And smaller fountain pens that are screwcaps, like smaller versions of the Baron or JR Gent II. 

I have a LOT of ladies that want to buy my pens but they tend to think the fountains are too big. And I prefer to sell Parker-style pens over Cross, but there just isn't a good small Parker.


----------



## Daniel

I am all for the slim pens getting a work over. pens like the statesman, emperor, and lotus are great. and i would like to see some like ideas go into the smaller size pens. 
And Nils, thanks for listening, I know you do. I've seen the results in the catalog.


----------



## jrc

Can someone from Chins say click pen.  I know the can not say curly maple.  It comes out curry maple


----------



## Ligget

Pleada maka clicky pen in chroom![)][]


----------



## bitshird

You maka clicky pen dat no take closs lefill Prease, Ah So.


----------



## fafow

How about a pen/pencil combo like the teacher's pen?  One end a twist pen and the other a twist pencil?  And make it available for a choice between the .5mm and .7mm leads.  I got a request for this and am currently looking at taking two Carbera kits and a Schmidt pen cartridge.  My concern though is the thickness of the Carbera kit.  I would like it to be thinner for a woman's hand.


----------



## GaryMGg

Mmmmm, curried maple. [][}][]


----------



## Firefyter-emt

They don't even need to go that far... I have seen a kit I would like them to import from Daynacom already!


----------



## cdcarter

I like screw caps, but there's not enough middle ground between the hefties (e.g. Gent) and the flimsies (El Grande and to some extent Churchill -- design is ok but threads are too weak).


----------



## Mather323

Click Cigar!


----------



## bradbn4

Provide at least one durable style of plating for each pen.  I would like to always see chrome or something as durable, and I hope as expensive(cheap) of a finish.

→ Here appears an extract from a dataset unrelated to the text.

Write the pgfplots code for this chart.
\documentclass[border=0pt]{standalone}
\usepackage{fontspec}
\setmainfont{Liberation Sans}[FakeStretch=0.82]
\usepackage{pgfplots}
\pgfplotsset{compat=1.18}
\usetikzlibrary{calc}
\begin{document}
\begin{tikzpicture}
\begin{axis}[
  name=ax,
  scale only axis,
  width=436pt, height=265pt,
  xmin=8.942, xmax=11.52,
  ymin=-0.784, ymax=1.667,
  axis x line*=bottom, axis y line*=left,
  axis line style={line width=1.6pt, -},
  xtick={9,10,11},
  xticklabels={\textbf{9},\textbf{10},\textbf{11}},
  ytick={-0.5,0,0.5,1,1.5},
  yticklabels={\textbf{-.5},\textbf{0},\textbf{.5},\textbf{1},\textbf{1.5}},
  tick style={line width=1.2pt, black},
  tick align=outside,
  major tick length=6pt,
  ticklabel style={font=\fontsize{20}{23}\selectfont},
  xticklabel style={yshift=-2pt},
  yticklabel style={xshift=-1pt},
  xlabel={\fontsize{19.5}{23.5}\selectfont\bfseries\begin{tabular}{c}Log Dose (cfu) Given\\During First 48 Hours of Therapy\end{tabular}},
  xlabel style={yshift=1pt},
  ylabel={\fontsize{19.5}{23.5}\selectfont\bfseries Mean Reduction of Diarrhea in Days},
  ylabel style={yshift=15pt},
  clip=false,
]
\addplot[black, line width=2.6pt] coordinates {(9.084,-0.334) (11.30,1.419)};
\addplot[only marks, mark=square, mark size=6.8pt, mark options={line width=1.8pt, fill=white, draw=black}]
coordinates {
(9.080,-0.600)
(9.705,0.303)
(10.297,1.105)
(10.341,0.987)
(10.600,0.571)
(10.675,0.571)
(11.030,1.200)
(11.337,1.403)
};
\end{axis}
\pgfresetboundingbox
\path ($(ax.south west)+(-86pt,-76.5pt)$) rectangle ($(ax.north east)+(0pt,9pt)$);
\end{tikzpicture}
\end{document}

Add more meat in the wood area - by this, more distance between the the brass fittings and the edge.  This way we don't have to paint, or colorize the brass tubes, and should reduce breakage for the "plastic" pens.  I think this might be good design consideration also for wood pens too.  Common tube size is a must - otherwise it becomes hard to square up the blank for turning.

Also, when the pen is sold, good photo's of the full pen, closeup of the tip, and cap, clip, for each plating.   I have ended up getting stuck with some - well, lets say - pens that really look bad because I could not tell 100% what the kit looked like.

Less plastic, more metal parts.

Bradbn4 - having fun in Colorado


----------